Cultural politics becomes the issue at hand in the subsequent title. This related to an introduction to Science and Technology Studies and my beginning to think through the criticism that Actor-Network Theory casts an a-political and passive investigative outlook. My current strategy for dealing with these issues, in tune with a Deleuzian ontology, comes from the work of Isabelle Stengers. In particular, this involves thinking about the cosmopolitics of the arrangements of our concerns as:

how we relate in collectives to persons and things beyond our polity, beyond the familiar city: outsiders”¦, people so distant from us that we barely encounter them as fellow subjects, and even nonhuman creatures and entities: ultimately the cosmos itself (Paulson, p.111).
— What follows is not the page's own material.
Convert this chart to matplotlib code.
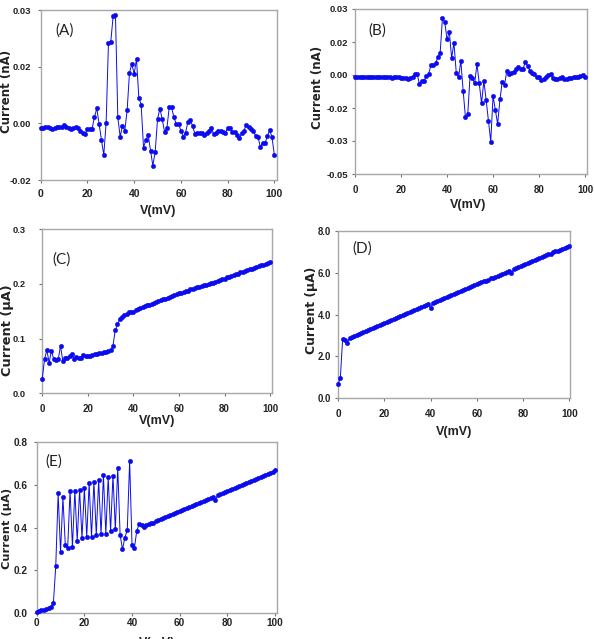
import matplotlib
matplotlib.use('Agg')
import matplotlib.pyplot as plt

W, H = 594, 639
fig = plt.figure(figsize=(W / 100, H / 100), dpi=100)

# ---------------- data ----------------
volts = list(range(0, 101))  # V (mV), 1 mV steps

cur_A = [-0.0013, -0.0013, -0.0009, -0.0011, -0.0013, -0.0016, -0.0013, -0.0009, -0.0011, -0.0009,
         -0.0005, -0.0009, -0.0013, -0.0016, -0.0013, -0.0011, -0.0013, -0.0019, -0.0025, -0.0029,
         -0.0016, -0.0016, -0.0014, 0.0016, 0.0040, -0.0002, -0.0044, -0.0084, 0.0002, 0.0212,
         0.0216, 0.0284, 0.0287, 0.0016, -0.0035, -0.0007, -0.0019, 0.0035, 0.0134, 0.0157,
         0.0131, 0.0170, 0.0068, 0.0049, -0.0064, -0.0044, -0.0031, -0.0072, -0.0112, -0.0075,
         0.0011, 0.0039, 0.0011, -0.0022, -0.0013, 0.0042, 0.0042, 0.0016, -0.0002, -0.0002,
         -0.0019, -0.0035, -0.0025, 0.0004, 0.0009, -0.0007, -0.0028, -0.0025, -0.0025, -0.0026,
         -0.0031, -0.0025, -0.0019, -0.0013, -0.0028, -0.0026, -0.0019, -0.0019, -0.0022, -0.0026,
         -0.0013, -0.0013, -0.0022, -0.0024, -0.0031, -0.0040, -0.0026, -0.0019, -0.0004, -0.0011,
         -0.0016, -0.0019, -0.0034, -0.0037, -0.0062, -0.0051, -0.0053, -0.0034, -0.0018, -0.0037,
         -0.0084]

cur_B = [-0.0010, -0.0008, -0.0008, -0.0009, -0.0008, -0.0010, -0.0009, -0.0010, -0.0011, -0.0010,
         -0.0011, -0.0010, -0.0009, -0.0009, -0.0010, -0.0011, -0.0012, -0.0010, -0.0008, -0.0011,
         -0.0013, -0.0012, -0.0013, -0.0016, -0.0015, -0.0010, 0.0004, 0.0004, -0.0041, -0.0027,
         -0.0026, -0.0005, 0.0004, 0.0045, 0.0045, 0.0053, 0.0080, 0.0098, 0.0258, 0.0242,
         0.0162, 0.0197, 0.0076, 0.0147, 0.0011, -0.0011, 0.0064, -0.0071, -0.0192, -0.0179,
         -0.0005, -0.0015, -0.0038, 0.0050, -0.0038, -0.0129, -0.0027, -0.0114, -0.0208, -0.0303,
         -0.0095, -0.0159, -0.0223, -0.0111, -0.0030, -0.0045, 0.0020, 0.0005, 0.0011, 0.0015,
         0.0026, 0.0038, 0.0027, 0.0027, 0.0058, 0.0041, 0.0020, 0.0011, 0.0004, -0.0011,
         -0.0011, -0.0023, -0.0018, -0.0008, 0.0000, 0.0004, -0.0015, -0.0018, -0.0018, -0.0012,
         -0.0011, -0.0018, -0.0020, -0.0012, -0.0012, -0.0008, -0.0011, -0.0008, -0.0003, 0.0000,
         -0.0008]

cur_C = [0.027, 0.063, 0.079, 0.056, 0.078, 0.063, 0.061, 0.062, 0.087, 0.059,
         0.064, 0.065, 0.068, 0.072, 0.063, 0.066, 0.064, 0.065, 0.070, 0.068,
         0.068, 0.069, 0.070, 0.071, 0.072, 0.073, 0.074, 0.075, 0.076, 0.077,
         0.079, 0.086, 0.115, 0.126, 0.136, 0.140, 0.143, 0.145, 0.148, 0.149,
         0.148, 0.152, 0.154, 0.156, 0.157, 0.159, 0.161, 0.162, 0.164, 0.166,
         0.167, 0.169, 0.170, 0.172, 0.173, 0.175, 0.177, 0.178, 0.180, 0.181,
         0.183, 0.184, 0.185, 0.187, 0.188, 0.190, 0.191, 0.192, 0.194, 0.195,
         0.197, 0.198, 0.199, 0.200, 0.202, 0.202, 0.204, 0.206, 0.207, 0.209,
         0.210, 0.212, 0.213, 0.215, 0.216, 0.218, 0.219, 0.221, 0.222, 0.224,
         0.225, 0.227, 0.228, 0.229, 0.231, 0.232, 0.234, 0.235, 0.237, 0.238,
         0.240]

cur_D = [0.68, 0.95, 2.82, 2.76, 2.63, 2.90, 2.94, 2.99, 3.03, 3.08,
         3.13, 3.17, 3.22, 3.27, 3.31, 3.36, 3.41, 3.45, 3.50, 3.55,
         3.59, 3.64, 3.69, 3.73, 3.78, 3.83, 3.87, 3.92, 3.97, 4.01,
         4.06, 4.11, 4.15, 4.20, 4.25, 4.29, 4.34, 4.39, 4.43, 4.48,
         4.31, 4.55, 4.60, 4.64, 4.69, 4.74, 4.78, 4.83, 4.88, 4.92,
         4.97, 5.02, 5.06, 5.11, 5.16, 5.20, 5.25, 5.30, 5.34, 5.39,
         5.44, 5.48, 5.53, 5.58, 5.62, 5.67, 5.72, 5.76, 5.81, 5.86,
         5.90, 5.95, 6.00, 6.04, 6.09, 5.98, 6.17, 6.21, 6.26, 6.31,
         6.35, 6.40, 6.45, 6.49, 6.54, 6.59, 6.63, 6.68, 6.73, 6.77,
         6.82, 6.87, 6.91, 6.96, 7.01, 7.05, 7.10, 7.15, 7.19, 7.24,
         7.29]

cur_E = [0.008, 0.011, 0.014, 0.017, 0.020, 0.024, 0.030, 0.047, 0.221, 0.559,
         0.287, 0.540, 0.318, 0.303, 0.572, 0.308, 0.571, 0.337, 0.577, 0.350,
         0.582, 0.357, 0.606, 0.357, 0.613, 0.365, 0.621, 0.368, 0.643, 0.370,
         0.634, 0.385, 0.642, 0.391, 0.679, 0.365, 0.298, 0.353, 0.388, 0.710,
         0.318, 0.306, 0.385, 0.416, 0.410, 0.404, 0.410, 0.414, 0.419, 0.423,
         0.428, 0.433, 0.438, 0.443, 0.447, 0.452, 0.457, 0.462, 0.466, 0.471,
         0.476, 0.481, 0.485, 0.490, 0.495, 0.500, 0.504, 0.509, 0.514, 0.519,
         0.523, 0.528, 0.533, 0.538, 0.542, 0.530, 0.550, 0.556, 0.561, 0.565,
         0.569, 0.574, 0.579, 0.584, 0.588, 0.593, 0.598, 0.603, 0.607, 0.612,
         0.617, 0.621, 0.626, 0.631, 0.636, 0.640, 0.645, 0.650, 0.655, 0.660,
         0.668]

x_ticks = [0, 20, 40, 60, 80, 100]
x_ticklabels = ['0', '20', '40', '60', '80', '100']

yt_A = [-0.015, 0.0, 0.015, 0.03]
ytl_A = ['-0.02', '0.00', '0.02', '0.03']
yt_B = [-0.045, -0.03, -0.015, 0.0, 0.015, 0.03]
ytl_B = ['-0.05', '-0.03', '-0.02', '0.00', '0.02', '0.03']
yt_C = [0.0, 0.1, 0.2, 0.3]
ytl_C = ['0.0', '0.1', '0.2', '0.3']
yt_D = [0, 2, 4, 6, 8]
ytl_D = ['0.0', '2.0', '4.0', '6.0', '8.0']
yt_E = [0.0, 0.2, 0.4, 0.6, 0.8]
ytl_E = ['0.0', '0.2', '0.4', '0.6', '0.8']

# ---------------- styling ----------------
BLUE = '#0b0bef'
SPINE = '#a8a8a8'
TICKC = '#707070'
TICKFONT = 'Liberation Sans'
YLABFONT = 'DejaVu Sans'


def rect(l, t, r, b):
    return [l / W, 1 - b / H, (r - l) / W, (b - t) / H]


panels = [
    dict(name='(A)', r=(40.7, 10, 276.7, 180), y=cur_A, ylim=(-0.015, 0.03), yt=yt_A, ytl=ytl_A,
         xmax=101.0, ylab='Current (nA)', yls=8.5, yts=6.8, xts=7.5, ypad=4.8, xpad=4.3,
         ylc=(7, 91), xlc=(158, 210.5), plc=(64.5, 31)),
    dict(name='(B)', r=(355, 9, 586.7, 174), y=cur_B, ylim=(-0.045, 0.03), yt=yt_B, ytl=ytl_B,
         xmax=100.7, ylab='Current (nA)', yls=8.5, yts=6.8, xts=7.0, ypad=2.9, xpad=5.4,
         ylc=(318, 87), xlc=(468, 205), plc=(377, 31)),
    dict(name='(C)', r=(42.3, 229.3, 271.7, 393.3), y=cur_C, ylim=(0, 0.3), yt=yt_C, ytl=ytl_C,
         xmax=100.7, ylab='Current (\u00b5A)', yls=9.3, yts=6.7, xts=7.0, ypad=9.4, xpad=5.5,
         ylc=(7.5, 330), xlc=(157, 421), plc=(62, 260)),
    dict(name='(D)', r=(338, 230.7, 570, 398.3), y=cur_D, ylim=(0, 8), yt=yt_D, ytl=ytl_D,
         xmax=100.3, ylab='Current (\u00b5A)', yls=8.9, yts=6.9, xts=7.2, ypad=2.9, xpad=5.5,
         ylc=(312, 310), xlc=(454, 432), plc=(362, 249)),
    dict(name='(E)', r=(36.7, 441.7, 276.7, 613.3), y=cur_E, ylim=(0, 0.8), yt=yt_E, ytl=ytl_E,
         xmax=100.7, ylab='Current (\u00b5A)', yls=8.2, yts=7.2, xts=7.2, ypad=4.1, xpad=0.8,
         ylc=(7, 528), xlc=(157, 643), plc=(53.5, 462)),
]

for p in panels:
    l, t, r, b = p['r']
    ax = fig.add_axes(rect(l, t, r, b))
    ax.plot(volts, p['y'], color=BLUE, lw=0.7, marker='o', ms=3.2,
            mfc=BLUE, mec=BLUE, mew=0.3, clip_on=False, zorder=3)
    ax.set_xlim(0, p['xmax'])
    ax.set_ylim(*p['ylim'])
    ax.set_xticks(x_ticks)
    ax.set_xticklabels(x_ticklabels, fontfamily=TICKFONT, fontweight='bold', fontsize=p['xts'],
                       color='#222222')
    ax.set_yticks(p['yt'])
    ax.set_yticklabels(p['ytl'], fontfamily=TICKFONT, fontweight='bold', fontsize=p['yts'],
                       color='#222222')
    for s in ax.spines.values():
        s.set_color(SPINE)
        s.set_linewidth(1.0)
    ax.tick_params(axis='both', direction='out', length=2.3, width=0.8, color=TICKC,
                   top=False, right=False)
    ax.tick_params(axis='y', pad=p['ypad'])
    ax.tick_params(axis='x', pad=p['xpad'])

    ax.set_ylabel(p['ylab'], fontfamily=YLABFONT, fontweight='bold', fontsize=p['yls'],
                  color='#222222', va='center', ha='center')
    ax.yaxis.set_label_coords((p['ylc'][0] - l) / (r - l), (b - p['ylc'][1]) / (b - t))
    ax.set_xlabel('V(mV)', fontfamily=TICKFONT, fontweight='bold', fontsize=9,
                  color='#222222', va='center', ha='center')
    ax.xaxis.set_label_coords((p['xlc'][0] - l) / (r - l), (b - p['xlc'][1]) / (b - t))

    fig.text(p['plc'][0] / W, 1 - p['plc'][1] / H, p['name'], fontfamily='Lato',
             fontsize=11, color='#222222', ha='center', va='center')

fig.savefig('out.png', dpi=100)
The ‘socio-technical’ here is immediately problematised, as I came to see it, as an array of entangled interconnections, constituted by a variety of entities we rationalise as people and things. Yet, the ‘socio-technical’ is, of itself, a majority categorisation that might mask the variety of arrangements with which we use the word to attempt to describe, and, in a way, the hyphenation affirms a split between what can be thought as ‘social’ or ‘technical’.

Upon upgrading from a first year of reviewing literature and constructing a full research project proposal, I arrived at a more specific understanding of my case study ‘ubiquitous computing‘ and the theoretical frames I wanted to apply. By speaking of practices, I allude to agendas of ‘performativity’ in geography and the humanities, and by referring to ‘technics’ I referenced an understanding of technologies as more than simple mediating devices. Central to this thesis are debates on technologies as fields of technical relations, described as technics – following the work of Adrian Mackenzie and others. The notion of ‘disappearance’ in this context is a specific reference to Mark Weiser’s opening sentence in the, now landmark, article ‘The computer for the 21st century‘:

The most profound technologies are those that disappear. They weave themselves into the fabric of everyday life until they are indistinguishable from it.

The project described in this arrangement of theoretical enquiry was very ontologically concerned, unpicking the material relations that do/will make-up ‘ubiquitous computing’ systems. My concern, since presenting this form of the project, has become that such a project assumes a coherent project for ubiquitous computing and was perhaps uncritical in approaching the ways in which ubiquitous computing is and has been presented.

In recent months, whilst refining my empirical focus, I have refocussed my project on the practices of anticipation and foresight within the research and development of particular projects that sit within the ubiquitous and urban computing agendas [more on the politics of these agendas soon].